Better Living Through Thinking

Joel on Software: The Development Abstraction Layer

Tue, 16 May 2006

Excerpt from a recent Joel Spolsky essay:

<http://www.joelonsoftware.com/articles/DevelopmentAbstraction.html>

Any successful software company is going to consist of a thin layer of developers, creating software, spread across the top of a big abstract administrative organization.

The abstraction exists solely to create the illusion that the daily activities of a programmer (design and writing code, checking in code, debugging, etc.) are all that it takes to create software products and bring them to market. Which gets me to the most important point of this essay:

Your first priority as the manager of a software team is building the development abstraction layer.

Most new software managers miss this point. They keep thinking of the traditional, Command-and-Conquer model of management that they learned from Hollywood movies.
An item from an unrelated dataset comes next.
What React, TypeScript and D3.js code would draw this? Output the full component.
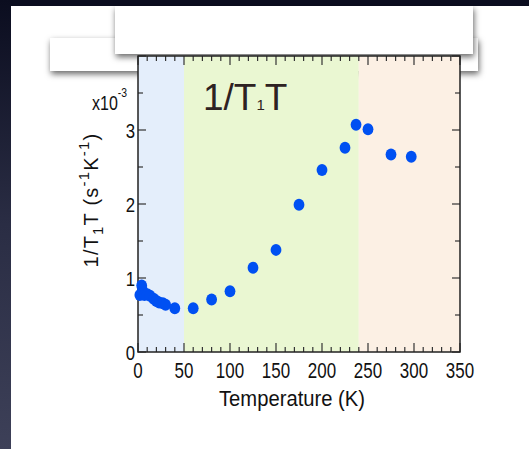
import React from 'react';
import * as d3 from 'd3';

const temps = [2, 4, 5, 7, 10, 13, 17, 20, 23, 27, 30, 40, 60, 80, 100, 125, 150, 175, 200, 225, 237, 250, 275, 297];
const rates = [0.77, 0.9, 0.83, 0.77, 0.78, 0.76, 0.72, 0.69, 0.67, 0.66, 0.64, 0.59, 0.59, 0.71, 0.82, 1.14, 1.38, 1.99, 2.46, 2.76, 3.07, 3.01, 2.67, 2.64];
const xTicks = [0, 50, 100, 150, 200, 250, 300, 350];
const yTicks = [0, 1, 2, 3];
const regionStarts = [0, 50, 240];
const regionEnds = [50, 240, 350];
const regionColors = ['#e4eefb', '#eaf7d2', '#fcf0e4'];

const W = 529;
const H = 449;
const FONT = "'Liberation Sans', Arial, Helvetica, sans-serif";

export default function App() {
  const x = d3.scaleLinear().domain([0, 350]).range([138, 460]);
  const y = d3.scaleLinear().domain([0, 4]).range([352, 56]);
  const [x0, x1] = x.range();
  const [yb, yt] = y.range();
  const xMinor = d3.range(0, 351, 10);
  const yMinor = d3.range(0, 4.01, 0.5);

  return (
    <svg width={W} height={H} style={{ position: 'fixed', left: 0, top: 0, display: 'block' }} fontFamily={FONT}>
      <defs>
        <linearGradient id="bgL" x1="0" y1="0" x2="0" y2="1">
          <stop offset="0" stopColor="#0b0d1f" />
          <stop offset="0.5" stopColor="#2a2d44" />
          <stop offset="1" stopColor="#3d4058" />
        </linearGradient>
        <filter id="sh" x="-20%" y="-50%" width="140%" height="200%">
          <feDropShadow dx="1" dy="3" stdDeviation="3" floodColor="#000" floodOpacity="0.6" />
        </filter>
      </defs>
      <rect x={0} y={0} width={W} height={H} fill="#0b0d1f" />
      <rect x={0} y={0} width={11} height={H} fill="url(#bgL)" />
      <rect x={11} y={6} width={W - 11} height={H - 6} fill="#ffffff" />

      {/* lower masking box */}
      <rect x={50} y={38} width={428} height={33} fill="#fff" filter="url(#sh)" />
      {/* upper masking box shadow */}
      <rect x={115} y={6} width={358} height={48} fill="#fff" filter="url(#sh)" />

      {/* plot background regions */}
      {regionStarts.map((s, i) => (
        <rect key={i} x={x(s)} y={yt} width={x(regionEnds[i]) - x(s)} height={yb - yt} fill={regionColors[i]} />
      ))}

      {/* minor & major ticks */}
      {xMinor.map((t) => {
        const major = t % 50 === 0;
        const L = major ? 9 : 5;
        return (
          <g key={'xt' + t} stroke="#333" strokeWidth={1.2}>
            <line x1={x(t)} x2={x(t)} y1={yb} y2={yb - L} />
            <line x1={x(t)} x2={x(t)} y1={yt} y2={yt + L} />
          </g>
        );
      })}
      {yMinor.map((v) => {
        const major = Math.abs(v - Math.round(v)) < 1e-6;
        const L = major ? 8 : 5;
        return (
          <g key={'yt' + v} stroke="#333" strokeWidth={1.2}>
            <line x1={x0} x2={x0 + L} y1={y(v)} y2={y(v)} />
            <line x1={x1} x2={x1 - L} y1={y(v)} y2={y(v)} />
          </g>
        );
      })}
      <rect x={x0} y={yt} width={x1 - x0} height={yb - yt} fill="none" stroke="#222" strokeWidth={1.5} />

      {/* annotation */}
      <text x={203} y={110} fontSize={37} fill="#2e2222">
        1/T<tspan fontSize={15}>1</tspan>T
      </text>

      {/* data points */}
      {temps.map((t, i) => (
        <ellipse key={'p' + i} cx={x(t)} cy={y(rates[i])} rx={5.4} ry={6} fill="#0050f2" />
      ))}

      {/* x tick labels */}
      {xTicks.map((t) => (
        <text key={'xl' + t} transform={`translate(${x(t)},378) scale(0.77,1)`} textAnchor="middle" fontSize={22} fill="#111">
          {t}
        </text>
      ))}
      {/* y tick labels */}
      {yTicks.map((v) => (
        <text key={'yl' + v} transform={`translate(135,${y(v) + 8}) scale(0.8,1)`} textAnchor="end" fontSize={21} fill="#111">
          {v}
        </text>
      ))}
      <text transform="translate(92,110) scale(0.8,1)" fontSize={20} fill="#111">
        x10<tspan fontSize={13} dy={-13}>-3</tspan>
      </text>

      {/* axis titles */}
      <text transform="translate(292,406) scale(0.92,1)" textAnchor="middle" fontSize={22} fill="#111">
        Temperature (K)
      </text>
      <text transform="translate(98,200) rotate(-90)" textAnchor="middle" fontSize={20} letterSpacing={1.2} fill="#111">
        1/T<tspan fontSize={15} dy={5}>1</tspan>
        <tspan dy={-5}>T (s</tspan>
        <tspan fontSize={15} dy={-9}>-1</tspan>
        <tspan dy={9}>K</tspan>
        <tspan fontSize={15} dy={-9}>-1</tspan>
        <tspan dy={9}>)</tspan>
      </text>

      {/* upper masking box on top */}
      <rect x={115} y={6} width={358} height={48} fill="#fff" />
    </svg>
  );
}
According to Command-and-Conquer, managers-slash-leaders figure out where the business is going to go, and then issue the appropriate orders to their lieutenants to move the business in that direction. Their lieutenants in turn divide up the tasks into smaller chunks and command their reports to implement them. This continues down the org-chart until eventually someone at the bottom actually does some work. In this model, a programmer is a cog in the machine: a typist who carries out one part of management's orders.

And furthermore:

Forget it. The command-hierarchy system of management has been tried, and it seemed to work for a while in the 1920s, competing against peddlers pushing carts, but it's not good enough for the 21st century. For software companies, you need to use a different model.

With a software company, the first priority of management needs to be creating that abstraction for the programmers.

If a programmer somewhere is worrying about a broken chair, or waiting on hold with Dell to order a new computer, the abstraction has sprung a leak.